== EXCERPTED DATA
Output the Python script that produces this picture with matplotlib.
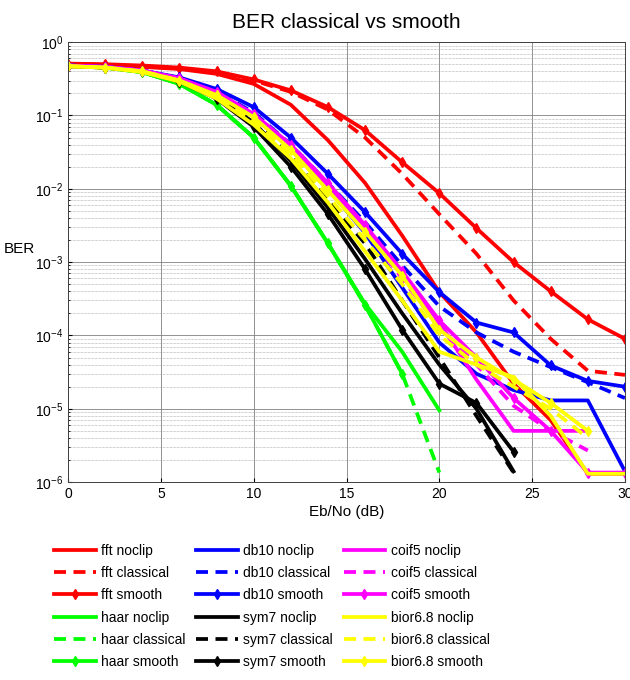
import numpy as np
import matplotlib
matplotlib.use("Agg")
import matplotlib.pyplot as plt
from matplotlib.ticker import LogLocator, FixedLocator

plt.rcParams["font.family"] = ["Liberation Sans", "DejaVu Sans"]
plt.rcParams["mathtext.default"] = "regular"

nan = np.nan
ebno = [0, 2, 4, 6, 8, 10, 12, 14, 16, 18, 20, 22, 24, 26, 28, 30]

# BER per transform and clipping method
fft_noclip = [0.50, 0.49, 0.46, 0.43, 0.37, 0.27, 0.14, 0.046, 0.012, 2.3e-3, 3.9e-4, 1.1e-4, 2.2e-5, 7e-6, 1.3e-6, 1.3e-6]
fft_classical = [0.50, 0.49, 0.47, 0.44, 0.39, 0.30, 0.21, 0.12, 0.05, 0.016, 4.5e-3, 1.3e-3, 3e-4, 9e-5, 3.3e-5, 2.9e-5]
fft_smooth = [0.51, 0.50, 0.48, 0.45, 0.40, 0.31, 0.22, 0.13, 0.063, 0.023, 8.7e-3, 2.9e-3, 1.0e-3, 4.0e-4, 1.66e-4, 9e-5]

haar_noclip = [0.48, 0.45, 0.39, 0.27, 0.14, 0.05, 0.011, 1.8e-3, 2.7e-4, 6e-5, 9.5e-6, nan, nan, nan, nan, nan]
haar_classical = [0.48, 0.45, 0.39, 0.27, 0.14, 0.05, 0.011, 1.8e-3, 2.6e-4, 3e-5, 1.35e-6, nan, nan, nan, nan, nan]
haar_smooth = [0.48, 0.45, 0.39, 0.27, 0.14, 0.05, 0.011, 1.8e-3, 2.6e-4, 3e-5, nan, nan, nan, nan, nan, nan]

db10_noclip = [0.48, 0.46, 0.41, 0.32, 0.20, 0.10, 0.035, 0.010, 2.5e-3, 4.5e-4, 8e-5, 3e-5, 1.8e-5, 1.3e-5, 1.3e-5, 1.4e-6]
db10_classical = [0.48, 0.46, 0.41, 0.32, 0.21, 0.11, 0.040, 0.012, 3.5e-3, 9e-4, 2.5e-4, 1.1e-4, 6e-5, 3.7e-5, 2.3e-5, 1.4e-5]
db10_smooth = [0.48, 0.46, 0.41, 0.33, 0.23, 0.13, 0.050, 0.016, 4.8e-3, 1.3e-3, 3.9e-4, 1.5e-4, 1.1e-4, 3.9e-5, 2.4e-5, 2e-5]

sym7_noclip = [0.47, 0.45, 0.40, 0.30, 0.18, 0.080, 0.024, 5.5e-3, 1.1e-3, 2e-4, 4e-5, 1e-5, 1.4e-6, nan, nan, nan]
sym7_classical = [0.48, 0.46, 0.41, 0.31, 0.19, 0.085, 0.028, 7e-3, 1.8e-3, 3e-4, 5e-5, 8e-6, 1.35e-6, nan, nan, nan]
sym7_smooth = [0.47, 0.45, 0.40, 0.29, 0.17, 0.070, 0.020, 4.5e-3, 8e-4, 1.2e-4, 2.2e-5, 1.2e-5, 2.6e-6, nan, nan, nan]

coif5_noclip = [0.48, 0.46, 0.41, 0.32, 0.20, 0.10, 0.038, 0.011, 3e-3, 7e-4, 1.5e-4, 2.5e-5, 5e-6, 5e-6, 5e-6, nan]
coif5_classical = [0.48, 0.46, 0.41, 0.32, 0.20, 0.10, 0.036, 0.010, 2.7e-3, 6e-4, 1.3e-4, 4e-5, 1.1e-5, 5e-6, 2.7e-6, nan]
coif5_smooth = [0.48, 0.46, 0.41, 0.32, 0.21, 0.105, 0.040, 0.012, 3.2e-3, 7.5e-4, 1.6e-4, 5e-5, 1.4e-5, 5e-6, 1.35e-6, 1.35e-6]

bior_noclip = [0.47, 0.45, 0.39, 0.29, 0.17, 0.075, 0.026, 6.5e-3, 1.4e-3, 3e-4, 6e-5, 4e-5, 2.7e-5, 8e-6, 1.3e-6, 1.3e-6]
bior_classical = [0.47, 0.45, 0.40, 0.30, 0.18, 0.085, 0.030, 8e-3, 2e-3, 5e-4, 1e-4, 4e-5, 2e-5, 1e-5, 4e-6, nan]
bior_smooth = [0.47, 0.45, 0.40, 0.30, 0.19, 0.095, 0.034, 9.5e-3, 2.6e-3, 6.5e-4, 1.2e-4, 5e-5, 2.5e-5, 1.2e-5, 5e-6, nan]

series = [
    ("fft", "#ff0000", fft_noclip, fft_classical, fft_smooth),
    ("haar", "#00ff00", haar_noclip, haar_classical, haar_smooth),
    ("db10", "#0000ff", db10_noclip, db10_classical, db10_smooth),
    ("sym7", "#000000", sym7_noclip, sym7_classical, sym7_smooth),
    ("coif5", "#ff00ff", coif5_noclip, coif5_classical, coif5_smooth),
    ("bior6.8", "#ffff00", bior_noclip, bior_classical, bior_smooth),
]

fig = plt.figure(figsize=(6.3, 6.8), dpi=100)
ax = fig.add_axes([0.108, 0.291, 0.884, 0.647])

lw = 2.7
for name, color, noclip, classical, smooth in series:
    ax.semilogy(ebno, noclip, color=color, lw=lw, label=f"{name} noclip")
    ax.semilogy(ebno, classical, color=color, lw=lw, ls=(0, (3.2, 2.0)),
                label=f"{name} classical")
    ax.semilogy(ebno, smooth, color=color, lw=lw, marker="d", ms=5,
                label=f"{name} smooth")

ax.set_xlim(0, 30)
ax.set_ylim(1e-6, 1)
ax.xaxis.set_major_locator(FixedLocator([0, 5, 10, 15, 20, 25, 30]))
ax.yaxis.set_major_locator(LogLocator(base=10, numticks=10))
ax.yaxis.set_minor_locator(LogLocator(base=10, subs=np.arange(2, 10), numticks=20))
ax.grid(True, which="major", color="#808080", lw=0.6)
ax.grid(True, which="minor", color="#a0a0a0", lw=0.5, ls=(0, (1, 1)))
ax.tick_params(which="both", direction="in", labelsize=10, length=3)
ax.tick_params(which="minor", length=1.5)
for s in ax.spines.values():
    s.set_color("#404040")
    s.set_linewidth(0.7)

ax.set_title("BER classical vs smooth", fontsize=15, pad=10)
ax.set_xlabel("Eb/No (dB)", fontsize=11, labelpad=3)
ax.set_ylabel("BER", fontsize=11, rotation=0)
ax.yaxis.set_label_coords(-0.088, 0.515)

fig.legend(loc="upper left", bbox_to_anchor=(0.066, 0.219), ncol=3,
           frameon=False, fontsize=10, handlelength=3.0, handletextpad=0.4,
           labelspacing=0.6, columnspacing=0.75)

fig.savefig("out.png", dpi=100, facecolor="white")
====
== EXCERPTED DATA
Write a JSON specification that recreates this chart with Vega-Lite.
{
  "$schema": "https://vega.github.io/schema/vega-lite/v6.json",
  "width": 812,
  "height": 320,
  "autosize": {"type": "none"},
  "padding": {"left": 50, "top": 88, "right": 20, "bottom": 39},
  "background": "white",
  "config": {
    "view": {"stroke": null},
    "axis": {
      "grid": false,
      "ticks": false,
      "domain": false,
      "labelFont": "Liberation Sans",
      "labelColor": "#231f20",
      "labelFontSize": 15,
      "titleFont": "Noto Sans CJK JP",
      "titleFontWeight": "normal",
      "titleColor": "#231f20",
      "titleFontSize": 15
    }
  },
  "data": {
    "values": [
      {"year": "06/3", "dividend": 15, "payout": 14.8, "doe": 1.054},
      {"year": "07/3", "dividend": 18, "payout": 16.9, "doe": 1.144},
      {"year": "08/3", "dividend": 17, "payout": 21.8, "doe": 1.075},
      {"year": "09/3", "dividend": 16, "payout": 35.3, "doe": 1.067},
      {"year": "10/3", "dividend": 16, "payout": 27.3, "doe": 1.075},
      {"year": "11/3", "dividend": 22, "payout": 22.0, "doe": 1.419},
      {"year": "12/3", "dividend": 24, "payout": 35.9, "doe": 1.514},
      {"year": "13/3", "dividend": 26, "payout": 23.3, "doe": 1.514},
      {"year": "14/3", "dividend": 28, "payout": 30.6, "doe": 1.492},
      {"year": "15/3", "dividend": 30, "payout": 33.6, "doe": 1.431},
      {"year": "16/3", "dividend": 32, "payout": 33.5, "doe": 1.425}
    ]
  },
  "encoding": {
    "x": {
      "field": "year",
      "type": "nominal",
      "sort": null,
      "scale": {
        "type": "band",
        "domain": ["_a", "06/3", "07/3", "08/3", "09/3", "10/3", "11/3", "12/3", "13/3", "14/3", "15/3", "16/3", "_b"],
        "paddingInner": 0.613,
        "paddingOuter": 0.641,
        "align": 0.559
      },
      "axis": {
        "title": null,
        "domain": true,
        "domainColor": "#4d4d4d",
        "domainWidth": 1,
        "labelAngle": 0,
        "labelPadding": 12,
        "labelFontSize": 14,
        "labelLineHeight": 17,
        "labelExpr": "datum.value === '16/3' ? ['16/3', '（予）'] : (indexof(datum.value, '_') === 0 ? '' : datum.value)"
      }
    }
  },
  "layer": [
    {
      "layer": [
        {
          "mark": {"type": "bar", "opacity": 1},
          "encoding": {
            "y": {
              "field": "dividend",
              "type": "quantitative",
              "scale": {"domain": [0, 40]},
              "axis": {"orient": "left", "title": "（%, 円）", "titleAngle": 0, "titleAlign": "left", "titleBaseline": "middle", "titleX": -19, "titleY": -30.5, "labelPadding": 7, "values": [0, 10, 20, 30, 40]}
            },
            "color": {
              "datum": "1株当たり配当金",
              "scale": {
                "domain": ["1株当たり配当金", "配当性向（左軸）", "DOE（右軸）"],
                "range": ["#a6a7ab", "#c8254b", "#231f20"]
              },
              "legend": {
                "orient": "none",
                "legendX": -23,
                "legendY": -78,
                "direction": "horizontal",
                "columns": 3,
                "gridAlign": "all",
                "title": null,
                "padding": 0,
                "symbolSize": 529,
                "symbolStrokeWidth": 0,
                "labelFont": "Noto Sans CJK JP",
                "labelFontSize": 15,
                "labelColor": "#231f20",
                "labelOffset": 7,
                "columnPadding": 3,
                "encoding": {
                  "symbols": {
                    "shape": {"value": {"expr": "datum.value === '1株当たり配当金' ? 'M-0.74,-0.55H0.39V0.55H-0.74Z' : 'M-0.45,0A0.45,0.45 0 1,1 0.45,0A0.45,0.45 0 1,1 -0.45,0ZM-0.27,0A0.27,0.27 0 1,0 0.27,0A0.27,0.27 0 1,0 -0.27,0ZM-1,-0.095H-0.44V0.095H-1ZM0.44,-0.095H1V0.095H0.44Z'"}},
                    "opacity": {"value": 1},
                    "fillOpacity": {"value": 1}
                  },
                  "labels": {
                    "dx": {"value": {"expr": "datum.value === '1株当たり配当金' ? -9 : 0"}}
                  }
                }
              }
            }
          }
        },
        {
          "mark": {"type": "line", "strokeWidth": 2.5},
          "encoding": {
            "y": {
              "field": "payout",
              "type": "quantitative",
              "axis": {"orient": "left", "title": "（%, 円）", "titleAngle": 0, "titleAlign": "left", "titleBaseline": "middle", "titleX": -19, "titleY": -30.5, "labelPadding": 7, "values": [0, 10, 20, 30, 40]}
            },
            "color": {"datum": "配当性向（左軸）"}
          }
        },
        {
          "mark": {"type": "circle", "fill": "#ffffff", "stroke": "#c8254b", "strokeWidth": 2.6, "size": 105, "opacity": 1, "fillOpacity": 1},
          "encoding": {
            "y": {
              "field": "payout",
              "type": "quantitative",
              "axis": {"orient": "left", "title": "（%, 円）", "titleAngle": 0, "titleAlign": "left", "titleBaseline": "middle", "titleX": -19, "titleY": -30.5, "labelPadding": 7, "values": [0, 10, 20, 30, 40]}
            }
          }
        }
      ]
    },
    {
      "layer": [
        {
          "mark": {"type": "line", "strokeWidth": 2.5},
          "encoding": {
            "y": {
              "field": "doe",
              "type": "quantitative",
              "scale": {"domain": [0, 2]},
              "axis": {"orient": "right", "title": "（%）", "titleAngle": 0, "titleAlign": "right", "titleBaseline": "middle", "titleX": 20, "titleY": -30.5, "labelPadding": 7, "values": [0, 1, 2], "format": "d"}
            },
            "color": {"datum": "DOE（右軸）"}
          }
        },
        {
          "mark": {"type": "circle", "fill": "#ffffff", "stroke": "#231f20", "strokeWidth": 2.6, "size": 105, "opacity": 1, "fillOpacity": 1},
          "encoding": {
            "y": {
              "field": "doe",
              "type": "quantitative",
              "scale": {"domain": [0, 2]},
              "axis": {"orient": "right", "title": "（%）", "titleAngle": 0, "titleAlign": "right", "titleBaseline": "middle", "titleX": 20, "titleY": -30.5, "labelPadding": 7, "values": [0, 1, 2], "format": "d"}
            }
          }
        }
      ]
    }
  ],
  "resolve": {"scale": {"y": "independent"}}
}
====
REQUIREMENT: Print exactly the lines from the line containing "Output the Python" through the line containing "nan, nan, nan, nan, nan, nan]", and omit any picture found among them.

EXPECTED OUTPUT:
Output the Python script that produces this picture with matplotlib.
import numpy as np
import matplotlib
matplotlib.use("Agg")
import matplotlib.pyplot as plt
from matplotlib.ticker import LogLocator, FixedLocator

plt.rcParams["font.family"] = ["Liberation Sans", "DejaVu Sans"]
plt.rcParams["mathtext.default"] = "regular"

nan = np.nan
ebno = [0, 2, 4, 6, 8, 10, 12, 14, 16, 18, 20, 22, 24, 26, 28, 30]

# BER per transform and clipping method
fft_noclip = [0.50, 0.49, 0.46, 0.43, 0.37, 0.27, 0.14, 0.046, 0.012, 2.3e-3, 3.9e-4, 1.1e-4, 2.2e-5, 7e-6, 1.3e-6, 1.3e-6]
fft_classical = [0.50, 0.49, 0.47, 0.44, 0.39, 0.30, 0.21, 0.12, 0.05, 0.016, 4.5e-3, 1.3e-3, 3e-4, 9e-5, 3.3e-5, 2.9e-5]
fft_smooth = [0.51, 0.50, 0.48, 0.45, 0.40, 0.31, 0.22, 0.13, 0.063, 0.023, 8.7e-3, 2.9e-3, 1.0e-3, 4.0e-4, 1.66e-4, 9e-5]

haar_noclip = [0.48, 0.45, 0.39, 0.27, 0.14, 0.05, 0.011, 1.8e-3, 2.7e-4, 6e-5, 9.5e-6, nan, nan, nan, nan, nan]
haar_classical = [0.48, 0.45, 0.39, 0.27, 0.14, 0.05, 0.011, 1.8e-3, 2.6e-4, 3e-5, 1.35e-6, nan, nan, nan, nan, nan]
haar_smooth = [0.48, 0.45, 0.39, 0.27, 0.14, 0.05, 0.011, 1.8e-3, 2.6e-4, 3e-5, nan, nan, nan, nan, nan, nan]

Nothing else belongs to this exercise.